**TASK DETAILS:** What are the lines from the one with "Rebuild this chart" through the one with "275.4, 273.9, 270.8];", inclusive? Output them exactly, and leave out the pictures.

━━━

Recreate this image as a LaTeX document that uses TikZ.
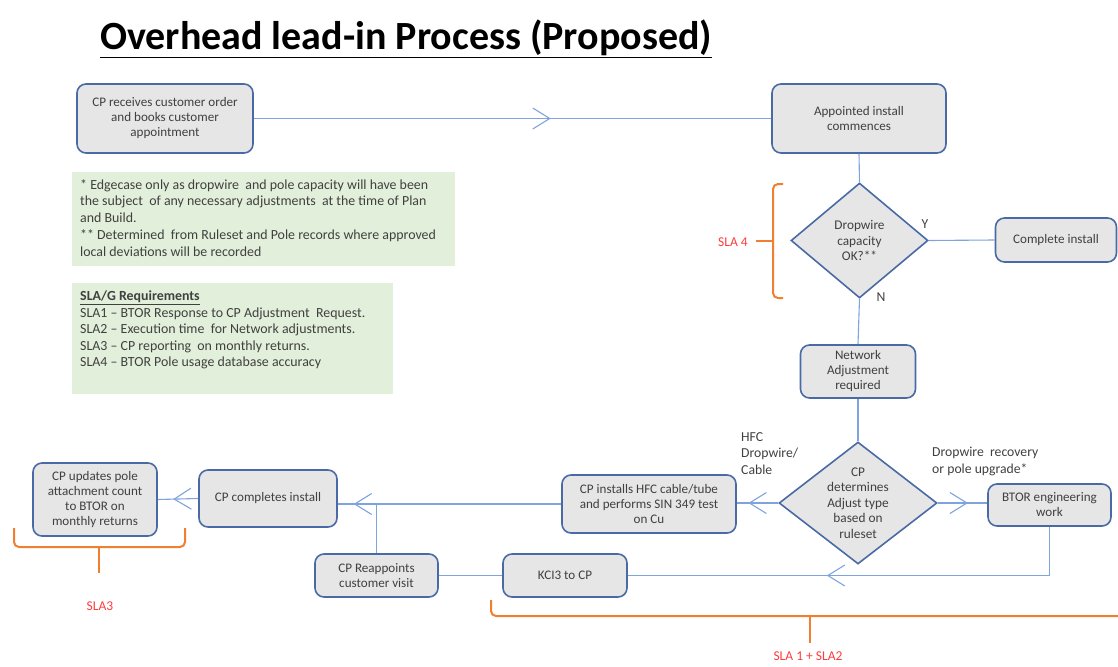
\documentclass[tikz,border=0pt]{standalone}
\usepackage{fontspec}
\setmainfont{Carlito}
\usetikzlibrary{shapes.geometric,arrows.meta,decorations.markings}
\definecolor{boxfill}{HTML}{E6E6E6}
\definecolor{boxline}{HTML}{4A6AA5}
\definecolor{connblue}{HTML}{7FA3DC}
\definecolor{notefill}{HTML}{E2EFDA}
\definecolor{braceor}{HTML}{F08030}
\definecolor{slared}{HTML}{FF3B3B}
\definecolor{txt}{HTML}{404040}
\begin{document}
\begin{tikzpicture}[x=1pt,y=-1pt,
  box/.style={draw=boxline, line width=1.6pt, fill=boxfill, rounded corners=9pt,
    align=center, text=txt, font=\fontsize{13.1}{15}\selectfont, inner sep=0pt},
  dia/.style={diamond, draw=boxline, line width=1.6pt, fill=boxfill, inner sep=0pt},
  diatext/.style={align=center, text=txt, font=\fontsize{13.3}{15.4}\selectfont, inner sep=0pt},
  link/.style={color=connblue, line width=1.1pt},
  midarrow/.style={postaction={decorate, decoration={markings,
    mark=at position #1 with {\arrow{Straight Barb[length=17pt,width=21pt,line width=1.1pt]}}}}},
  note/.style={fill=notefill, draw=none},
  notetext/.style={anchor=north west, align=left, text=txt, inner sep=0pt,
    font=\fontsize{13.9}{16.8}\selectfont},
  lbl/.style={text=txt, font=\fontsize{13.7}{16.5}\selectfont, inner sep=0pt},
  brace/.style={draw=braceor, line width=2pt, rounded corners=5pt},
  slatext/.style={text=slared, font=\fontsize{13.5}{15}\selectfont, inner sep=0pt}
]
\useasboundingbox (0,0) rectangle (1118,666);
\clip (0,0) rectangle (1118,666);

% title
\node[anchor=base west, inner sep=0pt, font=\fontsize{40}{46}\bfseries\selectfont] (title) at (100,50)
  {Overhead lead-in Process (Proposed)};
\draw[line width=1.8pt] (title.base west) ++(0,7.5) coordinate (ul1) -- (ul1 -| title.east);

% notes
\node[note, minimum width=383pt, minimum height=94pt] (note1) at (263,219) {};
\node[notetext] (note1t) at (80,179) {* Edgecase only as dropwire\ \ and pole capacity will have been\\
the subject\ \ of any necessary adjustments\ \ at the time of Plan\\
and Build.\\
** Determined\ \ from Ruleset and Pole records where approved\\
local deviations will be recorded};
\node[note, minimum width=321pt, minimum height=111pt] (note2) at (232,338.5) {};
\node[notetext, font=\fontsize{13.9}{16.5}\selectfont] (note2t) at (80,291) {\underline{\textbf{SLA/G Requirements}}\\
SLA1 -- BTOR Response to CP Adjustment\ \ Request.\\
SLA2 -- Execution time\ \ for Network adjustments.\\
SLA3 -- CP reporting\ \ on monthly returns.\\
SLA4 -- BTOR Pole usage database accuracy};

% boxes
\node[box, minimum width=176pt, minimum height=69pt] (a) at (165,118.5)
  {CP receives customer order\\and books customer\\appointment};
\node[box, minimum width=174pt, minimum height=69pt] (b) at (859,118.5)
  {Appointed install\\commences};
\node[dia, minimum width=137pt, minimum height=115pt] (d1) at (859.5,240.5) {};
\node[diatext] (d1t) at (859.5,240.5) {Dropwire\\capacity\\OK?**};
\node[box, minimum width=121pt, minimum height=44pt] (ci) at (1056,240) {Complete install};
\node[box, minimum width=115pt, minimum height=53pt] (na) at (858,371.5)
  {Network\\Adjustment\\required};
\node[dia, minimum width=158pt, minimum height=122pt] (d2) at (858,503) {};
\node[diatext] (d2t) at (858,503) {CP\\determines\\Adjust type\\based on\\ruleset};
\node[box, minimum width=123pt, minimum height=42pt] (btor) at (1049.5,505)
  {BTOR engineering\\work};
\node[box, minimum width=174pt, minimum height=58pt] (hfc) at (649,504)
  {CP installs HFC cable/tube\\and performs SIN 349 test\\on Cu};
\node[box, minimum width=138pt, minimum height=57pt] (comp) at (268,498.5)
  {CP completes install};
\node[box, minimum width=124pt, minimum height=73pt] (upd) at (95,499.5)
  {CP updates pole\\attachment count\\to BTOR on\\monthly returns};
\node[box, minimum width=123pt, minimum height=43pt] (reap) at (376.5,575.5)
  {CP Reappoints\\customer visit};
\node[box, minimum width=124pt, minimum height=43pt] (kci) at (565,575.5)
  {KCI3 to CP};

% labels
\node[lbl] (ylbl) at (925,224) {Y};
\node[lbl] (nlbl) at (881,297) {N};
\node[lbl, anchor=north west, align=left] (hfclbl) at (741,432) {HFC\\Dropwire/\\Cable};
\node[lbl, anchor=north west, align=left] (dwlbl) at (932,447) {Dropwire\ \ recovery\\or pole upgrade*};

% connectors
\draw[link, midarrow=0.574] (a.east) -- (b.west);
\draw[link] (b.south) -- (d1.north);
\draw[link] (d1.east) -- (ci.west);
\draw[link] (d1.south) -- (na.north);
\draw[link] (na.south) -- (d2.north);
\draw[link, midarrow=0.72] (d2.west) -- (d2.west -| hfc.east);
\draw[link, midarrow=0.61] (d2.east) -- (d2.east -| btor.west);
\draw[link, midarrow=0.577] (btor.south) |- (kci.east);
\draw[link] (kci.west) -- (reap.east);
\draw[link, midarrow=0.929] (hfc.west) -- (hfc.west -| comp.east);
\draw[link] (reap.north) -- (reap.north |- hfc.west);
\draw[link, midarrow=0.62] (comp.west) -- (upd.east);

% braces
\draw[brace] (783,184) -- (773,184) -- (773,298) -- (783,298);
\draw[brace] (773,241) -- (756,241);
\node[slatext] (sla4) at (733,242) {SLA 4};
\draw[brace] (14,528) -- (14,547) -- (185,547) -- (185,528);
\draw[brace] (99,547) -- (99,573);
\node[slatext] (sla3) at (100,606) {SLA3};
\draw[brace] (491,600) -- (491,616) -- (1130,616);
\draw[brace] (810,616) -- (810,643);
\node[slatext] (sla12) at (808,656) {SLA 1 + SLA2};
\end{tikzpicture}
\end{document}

━━━

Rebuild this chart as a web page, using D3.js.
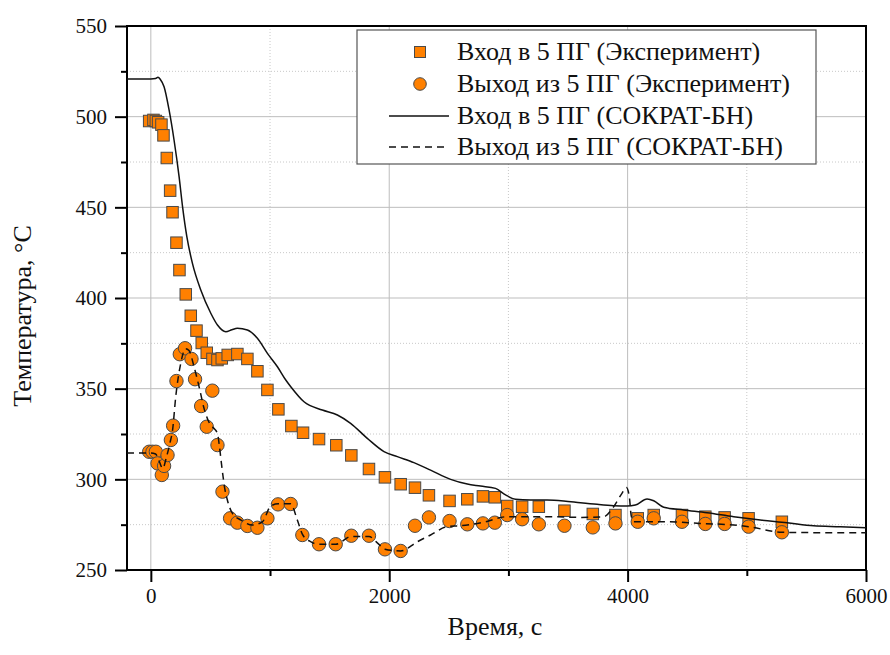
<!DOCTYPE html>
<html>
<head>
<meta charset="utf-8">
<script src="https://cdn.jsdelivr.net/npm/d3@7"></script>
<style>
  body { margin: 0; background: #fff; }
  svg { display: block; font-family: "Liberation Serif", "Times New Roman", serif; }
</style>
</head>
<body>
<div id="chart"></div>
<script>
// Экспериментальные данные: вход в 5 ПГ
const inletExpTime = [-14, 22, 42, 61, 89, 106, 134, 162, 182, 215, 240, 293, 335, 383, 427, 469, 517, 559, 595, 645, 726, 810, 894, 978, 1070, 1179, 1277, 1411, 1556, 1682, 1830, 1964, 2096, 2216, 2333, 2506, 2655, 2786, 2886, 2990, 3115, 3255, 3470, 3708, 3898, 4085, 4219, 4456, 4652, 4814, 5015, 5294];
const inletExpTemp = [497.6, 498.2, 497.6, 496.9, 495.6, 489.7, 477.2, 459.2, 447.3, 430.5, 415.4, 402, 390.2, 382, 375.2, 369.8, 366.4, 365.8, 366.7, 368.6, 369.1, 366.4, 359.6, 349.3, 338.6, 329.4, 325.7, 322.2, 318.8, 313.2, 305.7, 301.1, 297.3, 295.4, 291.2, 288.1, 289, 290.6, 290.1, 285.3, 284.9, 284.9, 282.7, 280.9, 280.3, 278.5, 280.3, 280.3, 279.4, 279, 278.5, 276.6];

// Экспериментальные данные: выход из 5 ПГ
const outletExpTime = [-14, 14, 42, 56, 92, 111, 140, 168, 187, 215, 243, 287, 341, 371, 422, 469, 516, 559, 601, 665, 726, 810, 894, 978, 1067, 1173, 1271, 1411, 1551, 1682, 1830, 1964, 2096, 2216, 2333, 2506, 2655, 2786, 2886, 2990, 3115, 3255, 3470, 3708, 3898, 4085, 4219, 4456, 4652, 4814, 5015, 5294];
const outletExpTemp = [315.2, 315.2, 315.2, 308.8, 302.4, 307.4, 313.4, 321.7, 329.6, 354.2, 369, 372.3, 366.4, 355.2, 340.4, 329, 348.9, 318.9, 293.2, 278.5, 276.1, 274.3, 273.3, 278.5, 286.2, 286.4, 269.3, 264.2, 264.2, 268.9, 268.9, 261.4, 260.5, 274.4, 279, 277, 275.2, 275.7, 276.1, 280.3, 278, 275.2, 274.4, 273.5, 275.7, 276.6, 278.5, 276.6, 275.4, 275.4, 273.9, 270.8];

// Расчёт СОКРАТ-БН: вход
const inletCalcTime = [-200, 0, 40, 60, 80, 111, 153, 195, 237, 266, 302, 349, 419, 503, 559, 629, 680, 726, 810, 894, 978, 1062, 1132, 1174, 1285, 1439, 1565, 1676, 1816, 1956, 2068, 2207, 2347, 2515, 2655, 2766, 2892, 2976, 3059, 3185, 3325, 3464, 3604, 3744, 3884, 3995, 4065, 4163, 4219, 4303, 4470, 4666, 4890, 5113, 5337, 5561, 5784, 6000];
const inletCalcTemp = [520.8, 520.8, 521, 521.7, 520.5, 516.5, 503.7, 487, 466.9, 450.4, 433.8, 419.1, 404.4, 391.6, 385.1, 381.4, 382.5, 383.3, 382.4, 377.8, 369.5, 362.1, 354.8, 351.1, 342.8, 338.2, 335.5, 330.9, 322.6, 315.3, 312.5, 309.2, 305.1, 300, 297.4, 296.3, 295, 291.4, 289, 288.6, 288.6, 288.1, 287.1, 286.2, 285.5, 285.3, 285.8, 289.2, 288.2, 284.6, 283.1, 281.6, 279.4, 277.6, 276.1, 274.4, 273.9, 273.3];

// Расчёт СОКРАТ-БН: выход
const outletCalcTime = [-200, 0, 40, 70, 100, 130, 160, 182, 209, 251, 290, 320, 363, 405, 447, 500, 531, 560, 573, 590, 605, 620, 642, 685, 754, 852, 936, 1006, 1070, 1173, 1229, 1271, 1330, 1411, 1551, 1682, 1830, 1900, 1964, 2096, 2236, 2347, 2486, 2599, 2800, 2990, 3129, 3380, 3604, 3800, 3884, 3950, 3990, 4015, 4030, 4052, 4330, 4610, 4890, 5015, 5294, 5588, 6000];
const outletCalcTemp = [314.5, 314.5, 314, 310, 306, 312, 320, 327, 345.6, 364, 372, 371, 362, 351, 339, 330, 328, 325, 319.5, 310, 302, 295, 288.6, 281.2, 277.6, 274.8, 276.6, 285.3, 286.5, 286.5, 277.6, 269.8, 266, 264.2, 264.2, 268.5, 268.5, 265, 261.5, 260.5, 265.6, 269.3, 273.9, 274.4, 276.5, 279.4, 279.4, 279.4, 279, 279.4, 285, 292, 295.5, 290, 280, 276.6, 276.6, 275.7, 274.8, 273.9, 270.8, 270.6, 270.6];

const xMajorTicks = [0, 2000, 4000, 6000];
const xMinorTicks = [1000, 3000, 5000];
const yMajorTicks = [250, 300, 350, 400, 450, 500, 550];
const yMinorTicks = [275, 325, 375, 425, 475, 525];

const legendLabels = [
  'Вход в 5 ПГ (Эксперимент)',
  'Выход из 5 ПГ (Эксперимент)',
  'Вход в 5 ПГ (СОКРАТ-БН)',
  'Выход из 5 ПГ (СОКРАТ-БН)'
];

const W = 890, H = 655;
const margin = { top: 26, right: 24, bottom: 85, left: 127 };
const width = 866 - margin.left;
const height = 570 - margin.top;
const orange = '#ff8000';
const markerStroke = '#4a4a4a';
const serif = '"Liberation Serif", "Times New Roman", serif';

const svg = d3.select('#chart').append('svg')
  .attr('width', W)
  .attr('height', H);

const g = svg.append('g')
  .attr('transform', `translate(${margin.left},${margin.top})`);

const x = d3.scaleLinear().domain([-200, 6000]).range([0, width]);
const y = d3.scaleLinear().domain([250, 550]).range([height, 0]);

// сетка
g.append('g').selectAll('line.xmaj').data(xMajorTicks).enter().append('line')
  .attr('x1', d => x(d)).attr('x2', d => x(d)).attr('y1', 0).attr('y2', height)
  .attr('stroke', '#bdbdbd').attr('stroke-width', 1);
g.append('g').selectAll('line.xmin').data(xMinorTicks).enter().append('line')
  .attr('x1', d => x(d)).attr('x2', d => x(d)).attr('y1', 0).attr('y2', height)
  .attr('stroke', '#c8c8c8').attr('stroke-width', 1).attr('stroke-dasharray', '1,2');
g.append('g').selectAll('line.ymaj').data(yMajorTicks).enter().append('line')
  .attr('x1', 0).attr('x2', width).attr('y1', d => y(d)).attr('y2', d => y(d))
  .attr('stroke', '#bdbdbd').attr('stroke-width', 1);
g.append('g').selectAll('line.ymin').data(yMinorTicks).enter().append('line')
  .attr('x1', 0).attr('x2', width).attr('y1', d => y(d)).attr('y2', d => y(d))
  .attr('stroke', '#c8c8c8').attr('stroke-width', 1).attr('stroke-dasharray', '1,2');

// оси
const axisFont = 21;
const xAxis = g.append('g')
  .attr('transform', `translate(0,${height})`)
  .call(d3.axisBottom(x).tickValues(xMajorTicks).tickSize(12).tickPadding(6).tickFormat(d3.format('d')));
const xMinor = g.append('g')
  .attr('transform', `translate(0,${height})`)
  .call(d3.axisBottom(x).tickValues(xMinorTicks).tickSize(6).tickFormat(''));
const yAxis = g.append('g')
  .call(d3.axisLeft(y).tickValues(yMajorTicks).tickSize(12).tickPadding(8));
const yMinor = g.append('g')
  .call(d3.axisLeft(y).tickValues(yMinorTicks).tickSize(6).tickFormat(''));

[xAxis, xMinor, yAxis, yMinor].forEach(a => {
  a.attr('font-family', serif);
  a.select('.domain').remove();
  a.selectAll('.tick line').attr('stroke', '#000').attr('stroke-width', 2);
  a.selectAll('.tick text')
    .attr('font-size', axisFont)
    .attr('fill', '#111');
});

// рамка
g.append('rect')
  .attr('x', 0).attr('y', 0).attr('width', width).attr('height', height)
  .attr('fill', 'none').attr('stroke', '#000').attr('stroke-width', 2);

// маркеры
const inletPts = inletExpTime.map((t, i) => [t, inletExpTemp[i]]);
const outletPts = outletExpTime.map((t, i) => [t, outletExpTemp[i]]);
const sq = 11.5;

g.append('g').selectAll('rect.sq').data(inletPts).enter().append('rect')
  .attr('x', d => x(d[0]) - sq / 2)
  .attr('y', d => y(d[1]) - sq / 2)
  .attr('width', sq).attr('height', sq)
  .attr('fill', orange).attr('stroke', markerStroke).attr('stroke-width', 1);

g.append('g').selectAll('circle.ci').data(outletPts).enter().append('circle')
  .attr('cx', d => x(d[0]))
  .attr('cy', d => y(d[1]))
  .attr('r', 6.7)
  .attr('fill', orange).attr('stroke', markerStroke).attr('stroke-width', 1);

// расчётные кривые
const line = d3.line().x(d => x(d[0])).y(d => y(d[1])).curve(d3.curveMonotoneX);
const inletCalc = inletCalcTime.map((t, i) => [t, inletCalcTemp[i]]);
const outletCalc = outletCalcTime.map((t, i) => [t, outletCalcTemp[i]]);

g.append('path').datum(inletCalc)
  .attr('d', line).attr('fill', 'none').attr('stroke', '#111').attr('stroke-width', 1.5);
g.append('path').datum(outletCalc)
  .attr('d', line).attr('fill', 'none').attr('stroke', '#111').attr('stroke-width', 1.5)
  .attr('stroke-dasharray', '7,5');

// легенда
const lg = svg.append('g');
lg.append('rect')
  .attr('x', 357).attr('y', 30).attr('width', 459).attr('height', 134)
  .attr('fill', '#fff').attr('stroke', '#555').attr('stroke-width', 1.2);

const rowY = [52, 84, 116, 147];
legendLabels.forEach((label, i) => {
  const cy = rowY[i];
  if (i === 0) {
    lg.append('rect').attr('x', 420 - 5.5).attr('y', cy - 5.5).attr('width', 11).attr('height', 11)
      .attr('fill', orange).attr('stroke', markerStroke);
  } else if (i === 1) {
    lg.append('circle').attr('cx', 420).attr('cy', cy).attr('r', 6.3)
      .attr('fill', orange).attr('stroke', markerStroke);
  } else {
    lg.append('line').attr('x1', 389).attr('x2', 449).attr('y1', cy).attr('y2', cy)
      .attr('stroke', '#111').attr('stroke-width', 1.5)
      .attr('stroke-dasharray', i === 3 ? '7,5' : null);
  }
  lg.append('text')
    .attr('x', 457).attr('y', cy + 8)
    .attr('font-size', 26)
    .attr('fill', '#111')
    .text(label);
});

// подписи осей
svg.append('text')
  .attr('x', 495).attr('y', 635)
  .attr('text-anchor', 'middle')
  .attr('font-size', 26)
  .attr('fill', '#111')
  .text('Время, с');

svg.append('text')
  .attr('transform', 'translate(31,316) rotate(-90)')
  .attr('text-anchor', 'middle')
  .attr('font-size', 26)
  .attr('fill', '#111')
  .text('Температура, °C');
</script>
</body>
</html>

━━━

**SOLUTION:**
Rebuild this chart as a web page, using D3.js.
<!DOCTYPE html>
<html>
<head>
<meta charset="utf-8">
<script src="https://cdn.jsdelivr.net/npm/d3@7"></script>
<style>
  body { margin: 0; background: #fff; }
  svg { display: block; font-family: "Liberation Serif", "Times New Roman", serif; }
</style>
</head>
<body>
<div id="chart"></div>
<script>
// Экспериментальные данные: вход в 5 ПГ
const inletExpTime = [-14, 22, 42, 61, 89, 106, 134, 162, 182, 215, 240, 293, 335, 383, 427, 469, 517, 559, 595, 645, 726, 810, 894, 978, 1070, 1179, 1277, 1411, 1556, 1682, 1830, 1964, 2096, 2216, 2333, 2506, 2655, 2786, 2886, 2990, 3115, 3255, 3470, 3708, 3898, 4085, 4219, 4456, 4652, 4814, 5015, 5294];
const inletExpTemp = [497.6, 498.2, 497.6, 496.9, 495.6, 489.7, 477.2, 459.2, 447.3, 430.5, 415.4, 402, 390.2, 382, 375.2, 369.8, 366.4, 365.8, 366.7, 368.6, 369.1, 366.4, 359.6, 349.3, 338.6, 329.4, 325.7, 322.2, 318.8, 313.2, 305.7, 301.1, 297.3, 295.4, 291.2, 288.1, 289, 290.6, 290.1, 285.3, 284.9, 284.9, 282.7, 280.9, 280.3, 278.5, 280.3, 280.3, 279.4, 279, 278.5, 276.6];

// Экспериментальные данные: выход из 5 ПГ
const outletExpTime = [-14, 14, 42, 56, 92, 111, 140, 168, 187, 215, 243, 287, 341, 371, 422, 469, 516, 559, 601, 665, 726, 810, 894, 978, 1067, 1173, 1271, 1411, 1551, 1682, 1830, 1964, 2096, 2216, 2333, 2506, 2655, 2786, 2886, 2990, 3115, 3255, 3470, 3708, 3898, 4085, 4219, 4456, 4652, 4814, 5015, 5294];
const outletExpTemp = [315.2, 315.2, 315.2, 308.8, 302.4, 307.4, 313.4, 321.7, 329.6, 354.2, 369, 372.3, 366.4, 355.2, 340.4, 329, 348.9, 318.9, 293.2, 278.5, 276.1, 274.3, 273.3, 278.5, 286.2, 286.4, 269.3, 264.2, 264.2, 268.9, 268.9, 261.4, 260.5, 274.4, 279, 277, 275.2, 275.7, 276.1, 280.3, 278, 275.2, 274.4, 273.5, 275.7, 276.6, 278.5, 276.6, 275.4, 275.4, 273.9, 270.8];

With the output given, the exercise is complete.